Similarly, Rep. Tony Cardenas (D-Calif.) didn’t call for Coleman to be fired but wanted her moved elsewhere. The DCCC told Cardenas that Coleman would no longer be working on the minority engagement project or on any issues concerning minorities at all.
But Coleman was scheduling meetings regarding minority outreach strategy as recently as last week, according to messages seen by POLITICO. A DCCC aide said the committee does not discuss staffing issues.
“Wow, it was my understanding that that individual was no longer in the title that she’d recently been promoted to and that she was in a different position,” Cardenas said. “And also not in the diversity team.”
Cardenas said Bustos has made herself available for meetings with BOLD PAC, the campaign arm of the Hispanic Caucus which he chairs. “I want to see progress. Ben Ray really took it to another level in a good way but we can’t rest on our laurels and we can’t assume it’s going to stay that way,” he said.
Better representation for minorities has long been a central part of Bustos’ campaign. During the three-way race for DCCC chair, Bustos promised to boost Hispanic representation at the top of the DCCC.
After POLITICO began asking questions about the CHC and CBC’s relationship with the DCCC, the campaign arm sent emissaries to praise Bustos’ tenure as chair — and argued she’d done more to diversify the DCCC than Rep. Ben Ray Lujan (D-N.M.), the former chair who won back the majority just last year. Lujan, himself, is Hispanic, and Dan Sena, his executive director, was the first Hispanic person to serve as the committee’s top staffer.
“The representation within the Democratic Congressional Campaign Committee is higher now than during the previous chair,” Rep. Jim Costa (D-Calif.) said.

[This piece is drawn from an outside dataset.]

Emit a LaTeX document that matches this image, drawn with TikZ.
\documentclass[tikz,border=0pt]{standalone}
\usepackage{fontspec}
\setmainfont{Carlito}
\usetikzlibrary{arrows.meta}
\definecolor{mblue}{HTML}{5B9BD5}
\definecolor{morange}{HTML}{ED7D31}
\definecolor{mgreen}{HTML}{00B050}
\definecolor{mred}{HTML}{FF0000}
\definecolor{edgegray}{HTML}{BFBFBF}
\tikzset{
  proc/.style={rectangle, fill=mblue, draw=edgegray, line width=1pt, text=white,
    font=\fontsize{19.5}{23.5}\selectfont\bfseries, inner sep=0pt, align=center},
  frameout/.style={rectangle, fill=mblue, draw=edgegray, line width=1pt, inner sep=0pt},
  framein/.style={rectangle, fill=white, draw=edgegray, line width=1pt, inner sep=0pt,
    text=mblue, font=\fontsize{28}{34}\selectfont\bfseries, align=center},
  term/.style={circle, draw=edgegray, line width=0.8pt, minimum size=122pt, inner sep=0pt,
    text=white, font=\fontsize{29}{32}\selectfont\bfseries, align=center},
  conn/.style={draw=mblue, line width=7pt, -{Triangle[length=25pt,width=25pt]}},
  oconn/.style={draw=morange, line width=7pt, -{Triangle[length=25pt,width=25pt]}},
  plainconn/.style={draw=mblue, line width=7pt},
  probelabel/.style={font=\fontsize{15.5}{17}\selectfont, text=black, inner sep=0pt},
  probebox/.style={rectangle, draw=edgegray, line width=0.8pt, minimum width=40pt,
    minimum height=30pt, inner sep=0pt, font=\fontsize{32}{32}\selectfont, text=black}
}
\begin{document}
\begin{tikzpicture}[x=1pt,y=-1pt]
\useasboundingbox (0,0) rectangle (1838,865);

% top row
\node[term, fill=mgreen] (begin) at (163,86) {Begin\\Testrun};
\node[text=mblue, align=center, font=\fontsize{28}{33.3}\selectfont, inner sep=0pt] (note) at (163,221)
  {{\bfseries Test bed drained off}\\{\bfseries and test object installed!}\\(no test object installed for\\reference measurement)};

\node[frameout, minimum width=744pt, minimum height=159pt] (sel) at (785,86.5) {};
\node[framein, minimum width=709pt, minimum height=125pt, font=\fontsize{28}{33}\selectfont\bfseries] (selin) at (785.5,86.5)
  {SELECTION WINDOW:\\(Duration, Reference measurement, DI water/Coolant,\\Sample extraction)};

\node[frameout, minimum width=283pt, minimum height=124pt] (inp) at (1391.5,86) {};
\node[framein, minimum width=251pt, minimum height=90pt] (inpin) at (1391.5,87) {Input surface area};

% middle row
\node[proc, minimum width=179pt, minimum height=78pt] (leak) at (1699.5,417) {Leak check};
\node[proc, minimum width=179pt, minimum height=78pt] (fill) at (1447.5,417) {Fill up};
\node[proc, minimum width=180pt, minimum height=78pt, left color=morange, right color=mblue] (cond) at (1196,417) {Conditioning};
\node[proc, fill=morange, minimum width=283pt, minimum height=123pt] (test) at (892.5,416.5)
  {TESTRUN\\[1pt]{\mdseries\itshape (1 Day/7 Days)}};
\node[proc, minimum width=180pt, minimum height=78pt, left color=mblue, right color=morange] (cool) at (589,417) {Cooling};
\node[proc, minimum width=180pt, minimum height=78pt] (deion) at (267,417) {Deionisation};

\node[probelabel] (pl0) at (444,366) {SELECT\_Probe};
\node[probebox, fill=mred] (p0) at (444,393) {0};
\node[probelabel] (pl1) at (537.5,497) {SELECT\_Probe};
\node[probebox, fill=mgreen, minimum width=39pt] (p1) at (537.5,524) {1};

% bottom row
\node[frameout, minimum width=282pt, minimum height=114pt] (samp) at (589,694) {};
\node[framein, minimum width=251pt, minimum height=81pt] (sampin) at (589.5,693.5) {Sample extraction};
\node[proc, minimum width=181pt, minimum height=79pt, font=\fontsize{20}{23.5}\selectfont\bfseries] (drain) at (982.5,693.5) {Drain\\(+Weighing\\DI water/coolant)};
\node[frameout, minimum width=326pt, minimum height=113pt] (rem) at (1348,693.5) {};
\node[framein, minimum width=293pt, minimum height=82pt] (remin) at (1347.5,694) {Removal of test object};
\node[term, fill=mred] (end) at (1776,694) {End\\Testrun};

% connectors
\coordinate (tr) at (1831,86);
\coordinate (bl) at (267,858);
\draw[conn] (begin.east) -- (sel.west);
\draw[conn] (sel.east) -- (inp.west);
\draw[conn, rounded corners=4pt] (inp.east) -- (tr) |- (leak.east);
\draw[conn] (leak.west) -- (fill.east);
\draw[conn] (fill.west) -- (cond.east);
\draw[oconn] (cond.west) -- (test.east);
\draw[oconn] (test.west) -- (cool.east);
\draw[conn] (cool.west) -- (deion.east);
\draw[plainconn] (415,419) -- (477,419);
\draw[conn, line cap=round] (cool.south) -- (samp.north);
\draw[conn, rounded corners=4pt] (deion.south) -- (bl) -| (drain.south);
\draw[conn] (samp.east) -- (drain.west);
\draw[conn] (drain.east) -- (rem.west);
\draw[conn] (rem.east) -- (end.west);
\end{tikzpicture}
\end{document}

“I’ve got to work with four different chairs and I’m very happy with the work that [Bustos is] doing,” said Rep. Henry Cuellar (D-Texas). “I think she’s doing a great job.”
A Luján aide declined to comment but pointed to a May 2018 news release announcing that 52 percent of the senior staff at the DCCC then identified as a minority. Bustos, though her spokesman, said she is trying to build upon the diversity Luján accomplished during his four-year tenure as DCCC chair.
“This simply would not have been possible without the foundation laid by Chairman Luján who made increasing the number of diverse staff a priority in his time leading the DCCC,” Smith, DCCC’s spokesman, said.
When lawmakers have questioned Bustos’ treatment of minorities, she offers this rejoinder: her husband is of Mexican descent, her children are half Mexican and her son is marrying an African American woman.
“Anyone who has ever met Cheri knows how proud she is of her family and how often she talks about how her family has defined her life’s experience,” said DCCC’s Smith. “It’s offensive, it’s petty and it reeks of political desperation that anyone would try to spin her words about her family into some kind of cheap political attack.”
In interviews, several Democrats expressed shock at the comments, noting they didn’t think the remarks were malicious but were tone-deaf nonetheless.
“Cheri is a very good person — made a very dumb statement,” said Cleaver. “She was not even conscious of how that might impact people when she speaks about it.”